Your Marketing Team Is Bigger Than You Think

On a recent trip I lost my laptop in the crush of an overcrowded security line. A stranger “rescued” it, took it all the way home to Florida, tracked me down, and shipped to me.

The whole thing got me thinking: Mike, my laptop rescuer, was just being nice, doing something he knew someone else would appreciate, but in a way he was marketing himself and his business.

Turns out that Mike runs a contracting company. When I was thinking about how exceptionally nice it was for him to go out of his way to return my computer, I also thought that if I ever needed or was asked for a referral for a contractor in his area, I would recommend him. Someone so conscientious must be trustworthy in business.

Who we are, who our employees are, matters. It reflects on our brands as much as the quality of our products and our prices. Think about people you’ve met in business and in life. Would you do business with the company they work for? Some yes, definitely; some—admit it now—no way.

Direct marketing may seem to be about data and calls-to-action, but that translates just as much to the retail floor and B2B sales interactions as much as it does to email or direct mail or social. The decisions we make about how we market, how we treat customer data, the way we handle customer interactions, all reflect on our brands. From how well we listen to customers, to the relevance of our communications—it all matters.

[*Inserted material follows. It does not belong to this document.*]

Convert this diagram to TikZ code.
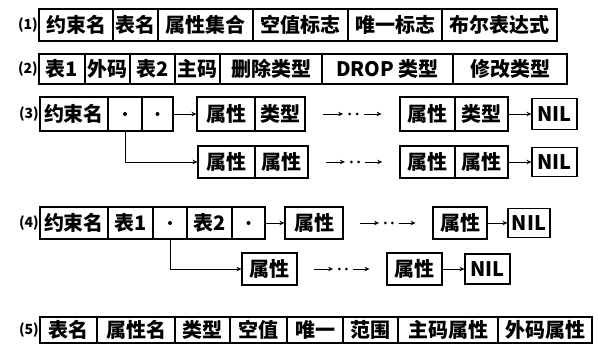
\documentclass[tikz,border=0pt]{standalone}
\usepackage{fontspec}
\setmainfont{Noto Sans CJK SC}
\usetikzlibrary{arrows.meta,calc}
\tikzset{
  cellbox/.style={draw, line width=1.1pt, inner sep=0pt, font=\fontsize{20}{22}\selectfont\bfseries},
  arr/.style={-{Stealth[length=5pt,width=4.5pt]}, line width=0.9pt},
  rowlabel/.style={anchor=east, inner sep=0pt, font=\fontsize{14}{16}\selectfont\bfseries},
  outline/.style={line width=1.6pt}
}
\newcommand\mkcell[6]{\node[cellbox, minimum width={(#3-#2)*1pt}, minimum height=#5pt] (#1) at ({(#2+#3)/2},#4) {#6};}
\newcommand\mkdot[1]{\fill (#1.center) circle (2pt);}
\newcommand\ellip[2]{%
  \draw[arr] ($(#1.east)!0.19!(#2.west)$) -- ($(#1.east)!0.40!(#2.west)$);
  \fill ($(#1.east)!0.47!(#2.west)$) circle (1.5pt);
  \fill ($(#1.east)!0.55!(#2.west)$) circle (1.5pt);
  \draw[arr] ($(#1.east)!0.62!(#2.west)$) -- ($(#1.east)!0.81!(#2.west)$);}
\begin{document}
\begin{tikzpicture}[x=1pt,y=-1pt]
\useasboundingbox (0,0) rectangle (598,344);
% row 1
\node[rowlabel] (l1) at (38,25) {(1)};
\mkcell{r1a}{39}{113}{25}{32}{约束名}
\mkcell{r1b}{113}{158}{25}{32}{表名}
\mkcell{r1c}{158}{253}{25}{32}{属性集合}
\mkcell{r1d}{253}{348}{25}{32}{空值标志}
\mkcell{r1e}{348}{442}{25}{32}{唯一标志}
\mkcell{r1f}{442}{557}{25}{32}{布尔表达式}
\draw[outline] (r1a.north west) rectangle (r1f.south east);
% row 2
\node[rowlabel] (l2) at (38,69) {(2)};
\mkcell{r2a}{39}{85}{69}{30}{表1}
\mkcell{r2b}{85}{130}{69}{30}{外码}
\mkcell{r2c}{130}{175}{69}{30}{表2}
\mkcell{r2d}{175}{220}{69}{30}{主码}
\mkcell{r2e}{220}{322}{69}{30}{删除类型}
\mkcell{r2f}{322}{453}{69}{30}{DROP 类型}
\mkcell{r2g}{453}{567}{69}{30}{修改类型}
\draw[outline] (r2a.north west) rectangle (r2g.south east);
% row 3
\node[rowlabel] (l3) at (39,114) {(3)};
\mkcell{r3a}{40}{108}{114}{33}{约束名}
\mkcell{r3b}{108}{142}{114}{33}{}
\mkcell{r3c}{142}{173}{114}{33}{}
\mkdot{r3b}\mkdot{r3c}
\draw[outline] (r3a.north west) rectangle (r3c.south east);
\mkcell{r3d}{197}{255}{114}{33}{属性}
\mkcell{r3e}{255}{305}{114}{33}{类型}
\draw[outline] (r3d.north west) rectangle (r3e.south east);
\mkcell{r3f}{400}{455}{114}{33}{属性}
\mkcell{r3g}{455}{508}{114}{33}{类型}
\draw[outline] (r3f.north west) rectangle (r3g.south east);
\mkcell{r3n}{532}{577}{114}{31}{NIL}
\draw[arr] (r3c.east) -- (r3d.west);
\ellip{r3e}{r3f}
\draw[arr] (r3g.east) -- (r3n.west);
% row 3 second line
\mkcell{r3h}{198}{255}{162}{31}{属性}
\mkcell{r3i}{255}{308}{162}{31}{属性}
\draw[outline] (r3h.north west) rectangle (r3i.south east);
\mkcell{r3j}{400}{455}{162}{31}{属性}
\mkcell{r3k}{455}{508}{162}{31}{属性}
\draw[outline] (r3j.north west) rectangle (r3k.south east);
\mkcell{r3m}{532}{577}{162}{29}{NIL}
\draw[arr] (r3b.south) |- (r3h.west);
\ellip{r3i}{r3j}
\draw[arr] (r3k.east) -- (r3m.west);
% row 4
\node[rowlabel] (l4) at (39,223) {(4)};
\mkcell{r4a}{40}{108}{223}{31}{约束名}
\mkcell{r4b}{108}{153}{223}{31}{表1}
\mkcell{r4c}{153}{187}{223}{31}{}
\mkcell{r4d}{187}{232}{223}{31}{表2}
\mkcell{r4e}{232}{265}{223}{31}{}
\mkdot{r4c}\mkdot{r4e}
\draw[outline] (r4a.north west) rectangle (r4e.south east);
\mkcell{r4f}{285}{343}{223}{31}{属性}
\draw[outline] (r4f.north west) rectangle (r4f.south east);
\mkcell{r4g}{433}{487}{223}{31}{属性}
\draw[outline] (r4g.north west) rectangle (r4g.south east);
\mkcell{r4n}{508}{550}{223}{29}{NIL}
\draw[arr] (r4e.east) -- (r4f.west);
\ellip{r4f}{r4g}
\draw[arr] (r4g.east) -- (r4n.west);
% row 4 second line
\mkcell{r4h}{242}{297}{269}{32}{属性}
\draw[outline] (r4h.north west) rectangle (r4h.south east);
\mkcell{r4i}{387}{442}{269}{32}{属性}
\draw[outline] (r4i.north west) rectangle (r4i.south east);
\mkcell{r4m}{465}{510}{269}{30}{NIL}
\draw[arr] (r4c.south) |- (r4h.west);
\ellip{r4h}{r4i}
\draw[arr] (r4i.east) -- (r4m.west);
% row 5
\node[rowlabel] (l5) at (39,330) {(5)};
\mkcell{r5a}{40}{97}{330}{26}{表名}
\mkcell{r5b}{97}{175}{330}{26}{属性名}
\mkcell{r5c}{175}{230}{330}{26}{类型}
\mkcell{r5d}{230}{287}{330}{26}{空值}
\mkcell{r5e}{287}{343}{330}{26}{唯一}
\mkcell{r5f}{343}{398}{330}{26}{范围}
\mkcell{r5g}{398}{498}{330}{26}{主码属性}
\mkcell{r5h}{498}{592}{330}{26}{外码属性}
\draw[outline] (r5a.north west) rectangle (r5h.south east);
\end{tikzpicture}
\end{document}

So hire right, coach well, be the kind of person you’d like your staff to emulate. And most of all, market to your customers not just the way you like to be marketed to, but the way they prefer to be marketed to. Customers who feel like you care about their success, and not just their spending, will stick around longer, spend more, and recommend you to their friends and associates.

As the adage goes, people buy from people, not businesses. Have you been nice today?